▶ _Objective_
Beginning with the first line, set down every line through the one containing "e=document.createElementNS(NS,tag);for(const k in", exactly as it appears, but not the pictures.

>> Begin Provided material

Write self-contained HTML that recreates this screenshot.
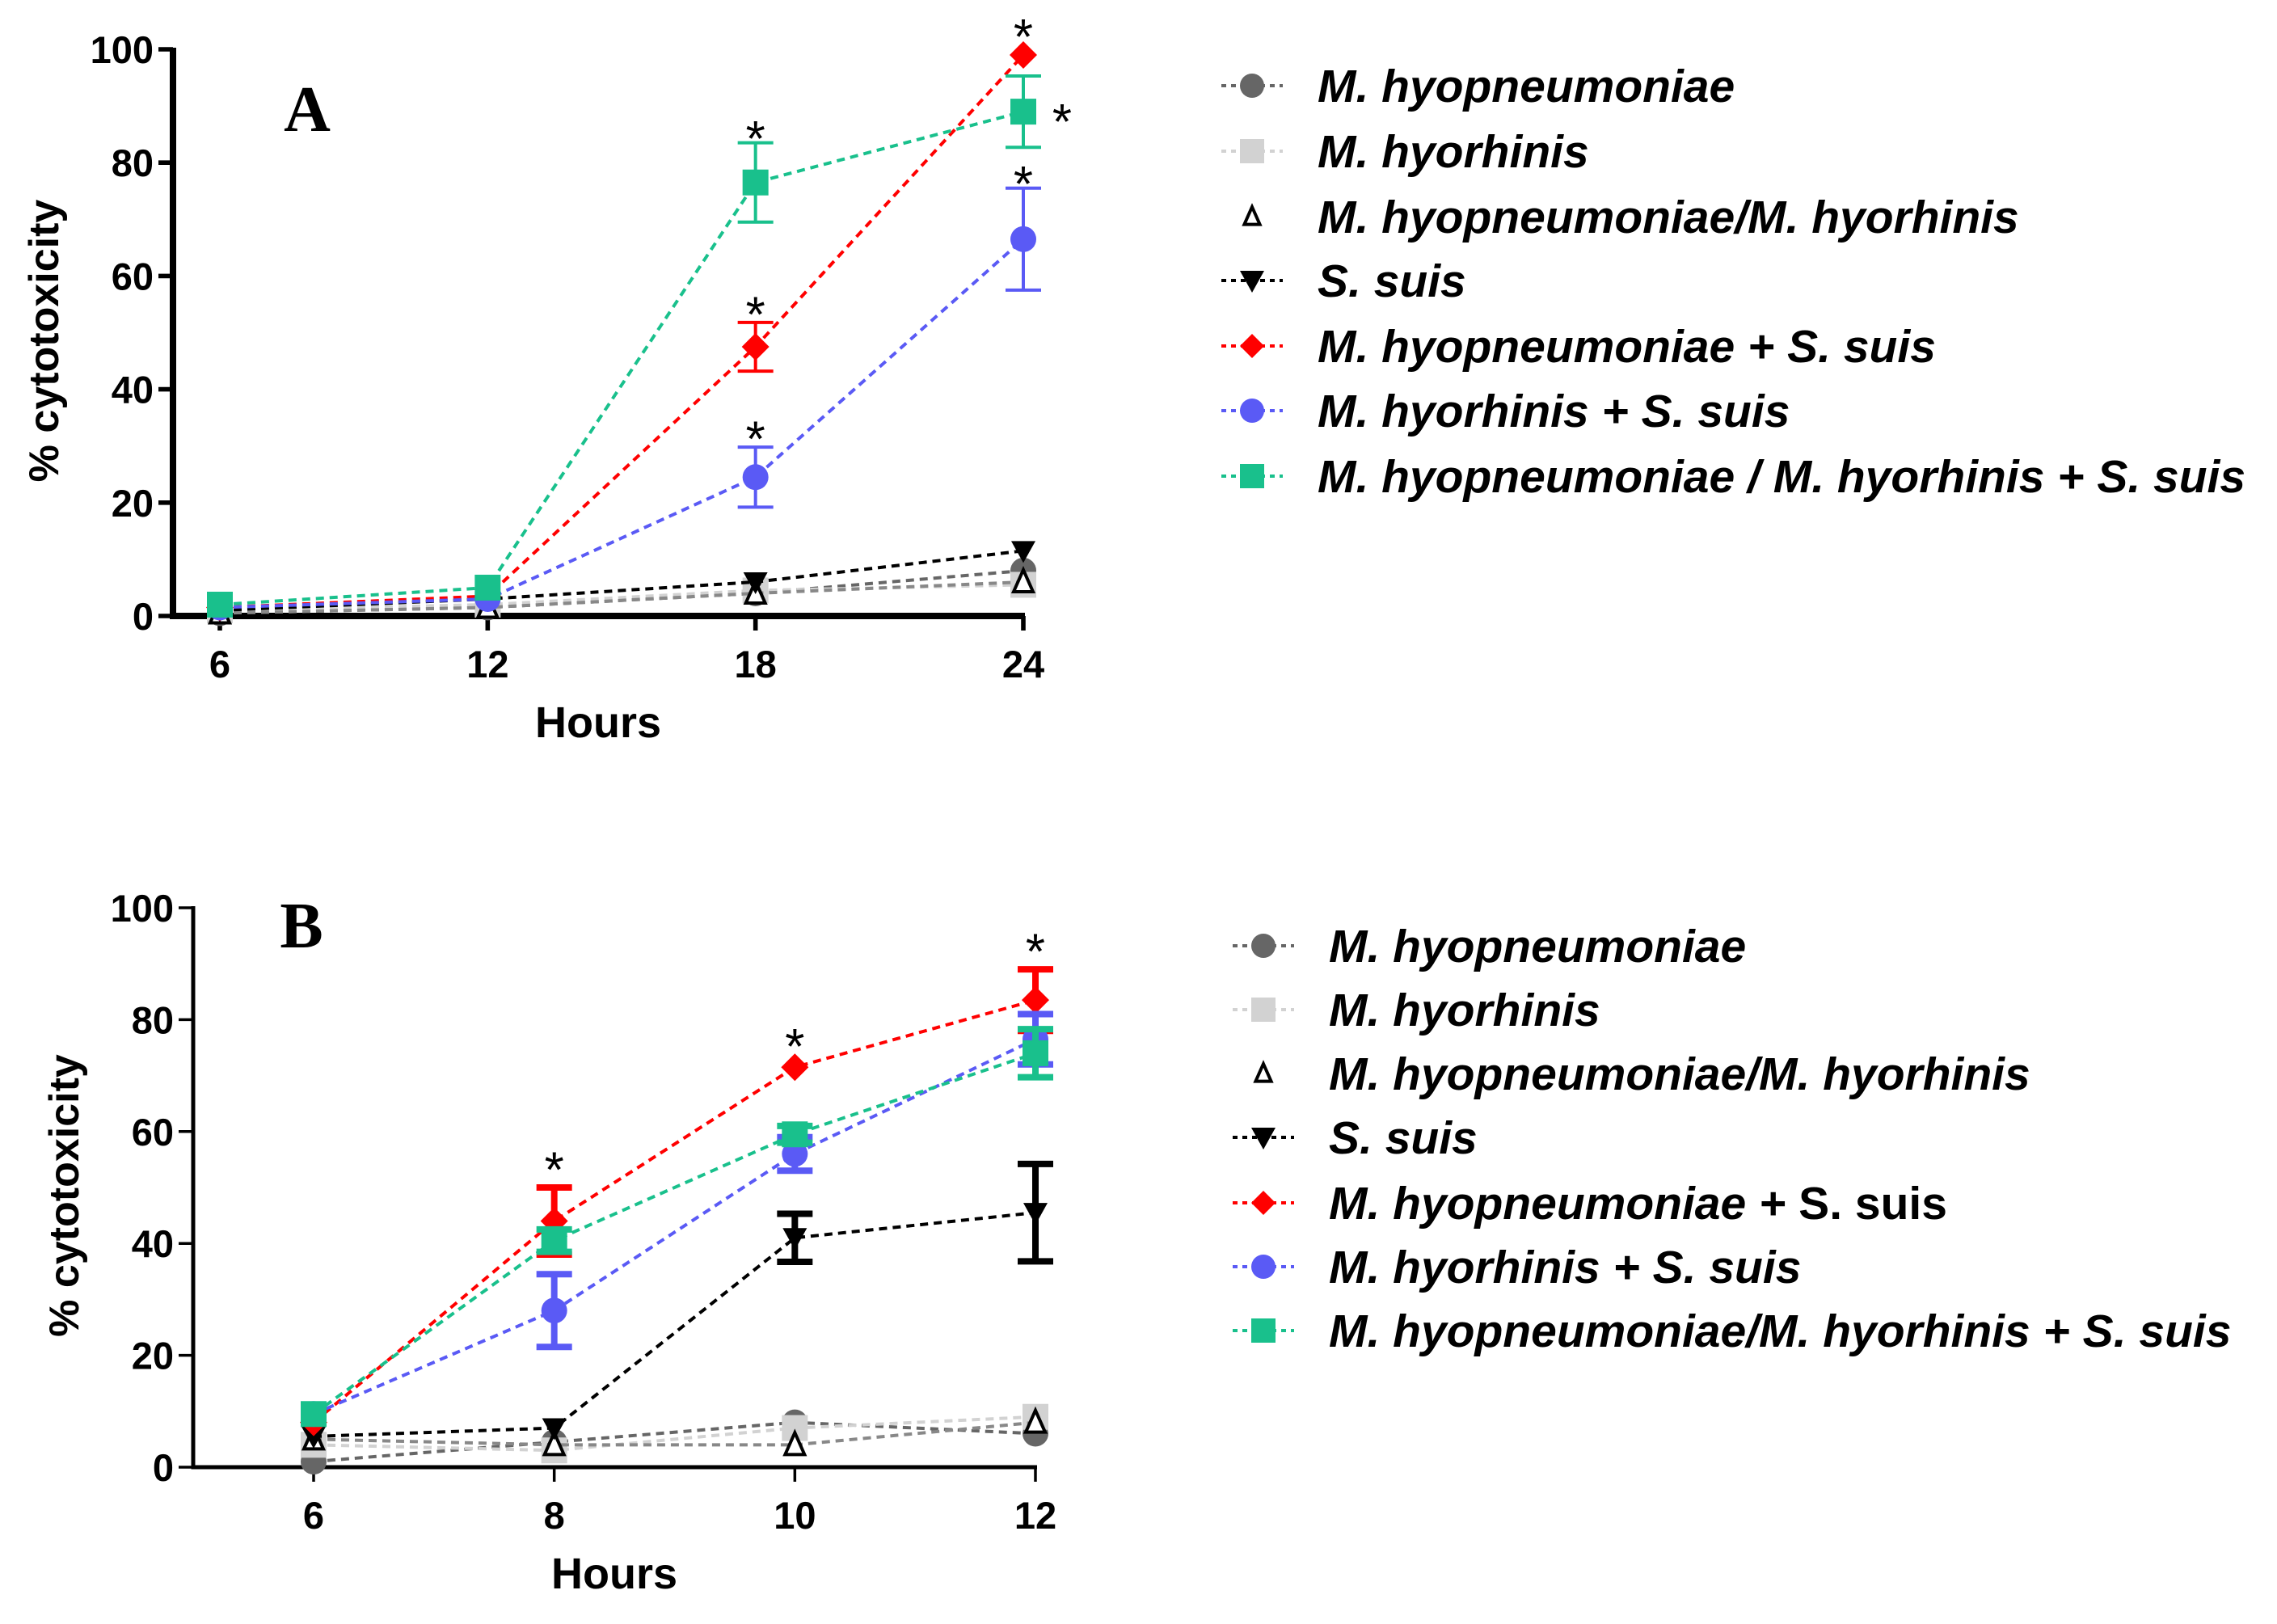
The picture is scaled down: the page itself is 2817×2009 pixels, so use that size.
<!DOCTYPE html>
<html><head><meta charset="utf-8"><style>
html,body{margin:0;padding:0;background:#fff;}
svg{display:block;}
</style></head><body>
<svg id="fig" width="2817" height="2009" viewBox="0 0 2817 2009" xmlns="http://www.w3.org/2000/svg" font-family="Liberation Sans, sans-serif"></svg>
<script>
const NS="http://www.w3.org/2000/svg";
const svg=document.getElementById('fig');
// ---- Data ----
const seriesNames=["M. hyopneumoniae","M. hyorhinis","M. hyopneumoniae/M. hyorhinis","S. suis","M. hyopneumoniae + S. suis","M. hyorhinis + S. suis","M. hyopneumoniae / M. hyorhinis + S. suis"];
const seriesColors=["#666666","#d2d2d2","#000000","#000000","#ff0000","#5a5af5","#19c08c"];
const seriesMarkers=["circle","square","triUp","triDown","diamond","circle","square"];
const yTicks=[0,20,40,60,80,100];
const hoursA=[6,12,18,24];
const mhpA=[0.5,1.5,4,8];
const mhrA=[1,2,4.5,5.5];
const mixA=[0.5,1.5,4,6];
const ssA=[1,3,6,11.5];
const mhpSsA=[1.5,3.5,47.5,99];
const mhpSsErrA=[0,0,4.3,0];
const mhrSsA=[1.5,3,24.5,66.5];
const mhrSsErrA=[0,0,5.3,9];
const mixSsA=[2,5,76.5,89];
const mixSsErrA=[0,0,7,6.3];
const starsA=[[18,86],[18,55],[18,33],[24,104],[24,78]];
const sideStarA=[24,89];
const hoursB=[6,8,10,12];
const mhpB=[1,4.5,8,6];
const mhrB=[4,3,7,9];
const mixB=[5,4,4,8];
const ssB=[5.5,7,41,45.5];
const ssErrB=[0,0,4.3,8.7];
const mhpSsB=[8,44,71.5,83.5];
const mhpSsErrB=[0,6,0,5.5];
const mhrSsB=[9.5,28,56,76.5];
const mhrSsErrB=[0,6.5,3,4.5];
const mixSsB=[9.5,40.5,59.5,74];
const mixSsErrB=[0,2,1.5,4.3];
const starsB=[[8,55],[10,77],[12,94]];

function el(tag,attrs,parent){const e=document.createElementNS(NS,tag);for(const k in attrs)e.setAttribute(k,attrs[k]);(parent||svg).appendChild(e);return e;}

function marker(g,type,cx,cy,s,color){
  let m;
  if(type==="circle") m=el('circle',{cx:cx,cy:cy,r:s,fill:color},g);
  else if(type==="square") m=el('rect',{x:cx-s,y:cy-s,width:2*s,height:2*s,fill:color},g);
  else if(type==="diamond") m=el('polygon',{points:`${cx},${cy-s} ${cx+s},${cy} ${cx},${cy+s} ${cx-s},${cy}`,fill:color},g);
  else if(type==="triDown") m=el('polygon',{points:`${cx-s},${cy-s*0.8} ${cx+s},${cy-s*0.8} ${cx},${cy+s}`,fill:color},g);
  else m=el('polygon',{points:`${cx},${cy-s} ${cx+s*0.8},${cy+s*0.8} ${cx-s*0.8},${cy+s*0.8}`,fill:"#fff",stroke:color,"stroke-width":4},g);
  return m;
}

function panel(cfg){
  const {id,hours,xmin,xmax,px0,px1,y0,y100,axisLeft,series,errs,errW,stars,sideStar,letter,letterPos,axisW}=cfg;
  const sx=v=>px0+(v-xmin)/(xmax-xmin)*(px1-px0);
  const sy=v=>y0+(y100-y0)*v/100;
  const g=el('g',{});
  
  
  const ya=el('line',{x1:axisLeft,y1:sy(100)-2,x2:axisLeft,y2:y0+axisW/2,stroke:"#000","stroke-width":axisW},g);
  
  const xa=el('line',{x1:axisLeft-axisW/2,y1:y0,x2:sx(hours[hours.length-1])+2,y2:y0,stroke:"#000","stroke-width":axisW},g);
  
  yTicks.forEach(t=>{
    el('line',{x1:axisLeft-18,y1:sy(t),x2:axisLeft,y2:sy(t),stroke:"#000","stroke-width":axisW*0.7},g);
    const tx=el('text',{x:axisLeft-24,y:sy(t)+17,"text-anchor":"end","font-size":47,"font-weight":"bold"},g);
    tx.textContent=t;
    
  });
  hours.forEach(h=>{
    el('line',{x1:sx(h),y1:y0,x2:sx(h),y2:y0+18,stroke:"#000","stroke-width":axisW*0.7},g);
    const tx=el('text',{x:sx(h),y:y0+76,"text-anchor":"middle","font-size":47,"font-weight":"bold"},g);
    tx.textContent=h;
    
  });
  const xt=el('text',{x:(axisLeft+sx(hours[3]))/2,y:y0+150,"text-anchor":"middle","font-size":54,"font-weight":"bold"},g);
  xt.textContent="Hours";
  
  const yc=(sy(0)+sy(100))/2+10;
  const ytl=el('text',{x:0,y:0,transform:`translate(${axisLeft-142},${yc}) rotate(-90)`,"text-anchor":"middle","font-size":52,"font-weight":"bold"},g);
  ytl.textContent="% cytotoxicity";
  
  const lt=el('text',{x:letterPos[0],y:letterPos[1],"text-anchor":"middle","font-size":80,"font-weight":"bold","font-family":"Liberation Serif, serif"},g);
  lt.textContent=letter;
  
  series.forEach((vals,i)=>{
    const sg=el('g',{},g);
    
    
    const col=seriesColors[i];
    const pts=vals.map((v,j)=>sx(hours[j])+","+sy(v)).join(" ");
    const pl=el('polyline',{points:pts,fill:"none",stroke:i===2?"#888":col,"stroke-width":4,"stroke-dasharray":"10,7"},sg);
    
    const e=errs[i];
    vals.forEach((v,j)=>{
      if(e&&e[j]>0){
        const eb=el('path',{d:`M${sx(hours[j])},${sy(v+e[j])}V${sy(v-e[j])}M${sx(hours[j])-22},${sy(v+e[j])}h44M${sx(hours[j])-22},${sy(v-e[j])}h44`,stroke:col,"stroke-width":errW,fill:"none"},sg);
        
      }
      const s=seriesMarkers[i]==="diamond"?17:seriesMarkers[i]==="square"?16:seriesMarkers[i]==="circle"?16:15;
      const m=marker(sg,seriesMarkers[i],sx(hours[j]),sy(v),s,col);
      
    });
  });
  stars.forEach(st=>{
    const t=el('text',{x:sx(st[0]),y:sy(st[1])+34,"text-anchor":"middle","font-size":62},g);
    t.textContent="*";
    
  });
  if(sideStar){
    const t=el('text',{x:sx(sideStar[0])+48,y:sy(sideStar[1])+34,"text-anchor":"middle","font-size":62},g);
    t.textContent="*";
    
  }
}

function legend(id,mx,tx,ys,names,fs,uprightRow){
  const g=el('g',{});
  
  
  names.forEach((n,i)=>{
    const eg=el('g',{},g);
    
    
    const y=ys[i];
    el('line',{x1:mx-38,y1:y,x2:mx+38,y2:y,stroke:i===2?"#fff":seriesColors[i],"stroke-width":4,"stroke-dasharray":"6,6"},eg);
    marker(eg,seriesMarkers[i],mx,y,i===2?12:15,seriesColors[i]);
    const t=el('text',{x:tx,y:y+20,"font-size":fs,"font-weight":"bold","font-style":"italic"},eg);
    if(uprightRow===i){
      t.textContent="M. hyopneumoniae + ";
      const sp=el('tspan',{"font-style":"normal"},t);sp.textContent="S. suis";
    } else t.textContent=n;
  });
}

panel({id:'a',hours:hoursA,xmin:6,xmax:24,px0:272,px1:1266,y0:762,y100:61,axisLeft:214,axisW:8,
  series:[mhpA,mhrA,mixA,ssA,mhpSsA,mhrSsA,mixSsA],
  errs:[null,null,null,null,mhpSsErrA,mhrSsErrA,mixSsErrA],errW:4,
  stars:starsA,sideStar:sideStarA,letter:"A",letterPos:[380,162]});
panel({id:'b',hours:hoursB,xmin:6,xmax:12,px0:388,px1:1281,y0:1815,y100:1123,axisLeft:239,axisW:5,
  series:[mhpB,mhrB,mixB,ssB,mhpSsB,mhrSsB,mixSsB],
  errs:[null,null,null,ssErrB,mhpSsErrB,mhrSsErrB,mixSsErrB],errW:8,
  stars:starsB,sideStar:null,letter:"B",letterPos:[373,1172]});
legend('a',1549,1630,[106,187,268,347,428,508,589],seriesNames,57,-1);
const namesB=seriesNames.slice();namesB[6]="M. hyopneumoniae/M. hyorhinis + S. suis";
legend('b',1563,1644,[1170,1249,1328,1407,1488,1567,1646],namesB,57,4);
</script>
</body></html>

>> End Provided material

▶ _Solution below_
Write self-contained HTML that recreates this screenshot.
The picture is scaled down: the page itself is 2817×2009 pixels, so use that size.
<!DOCTYPE html>
<html><head><meta charset="utf-8"><style>
html,body{margin:0;padding:0;background:#fff;}
svg{display:block;}
</style></head><body>
<svg id="fig" width="2817" height="2009" viewBox="0 0 2817 2009" xmlns="http://www.w3.org/2000/svg" font-family="Liberation Sans, sans-serif"></svg>
<script>
const NS="http://www.w3.org/2000/svg";
const svg=document.getElementById('fig');
// ---- Data ----
const seriesNames=["M. hyopneumoniae","M. hyorhinis","M. hyopneumoniae/M. hyorhinis","S. suis","M. hyopneumoniae + S. suis","M. hyorhinis + S. suis","M. hyopneumoniae / M. hyorhinis + S. suis"];
const seriesColors=["#666666","#d2d2d2","#000000","#000000","#ff0000","#5a5af5","#19c08c"];
const seriesMarkers=["circle","square","triUp","triDown","diamond","circle","square"];
const yTicks=[0,20,40,60,80,100];
const hoursA=[6,12,18,24];
const mhpA=[0.5,1.5,4,8];
const mhrA=[1,2,4.5,5.5];
const mixA=[0.5,1.5,4,6];
const ssA=[1,3,6,11.5];
const mhpSsA=[1.5,3.5,47.5,99];
const mhpSsErrA=[0,0,4.3,0];
const mhrSsA=[1.5,3,24.5,66.5];
const mhrSsErrA=[0,0,5.3,9];
const mixSsA=[2,5,76.5,89];
const mixSsErrA=[0,0,7,6.3];
const starsA=[[18,86],[18,55],[18,33],[24,104],[24,78]];
const sideStarA=[24,89];
const hoursB=[6,8,10,12];
const mhpB=[1,4.5,8,6];
const mhrB=[4,3,7,9];
const mixB=[5,4,4,8];
const ssB=[5.5,7,41,45.5];
const ssErrB=[0,0,4.3,8.7];
const mhpSsB=[8,44,71.5,83.5];
const mhpSsErrB=[0,6,0,5.5];
const mhrSsB=[9.5,28,56,76.5];
const mhrSsErrB=[0,6.5,3,4.5];
const mixSsB=[9.5,40.5,59.5,74];
const mixSsErrB=[0,2,1.5,4.3];
const starsB=[[8,55],[10,77],[12,94]];

function el(tag,attrs,parent){const e=document.createElementNS(NS,tag);for(const k in attrs)e.setAttribute(k,attrs[k]);(parent||svg).appendChild(e);return e;}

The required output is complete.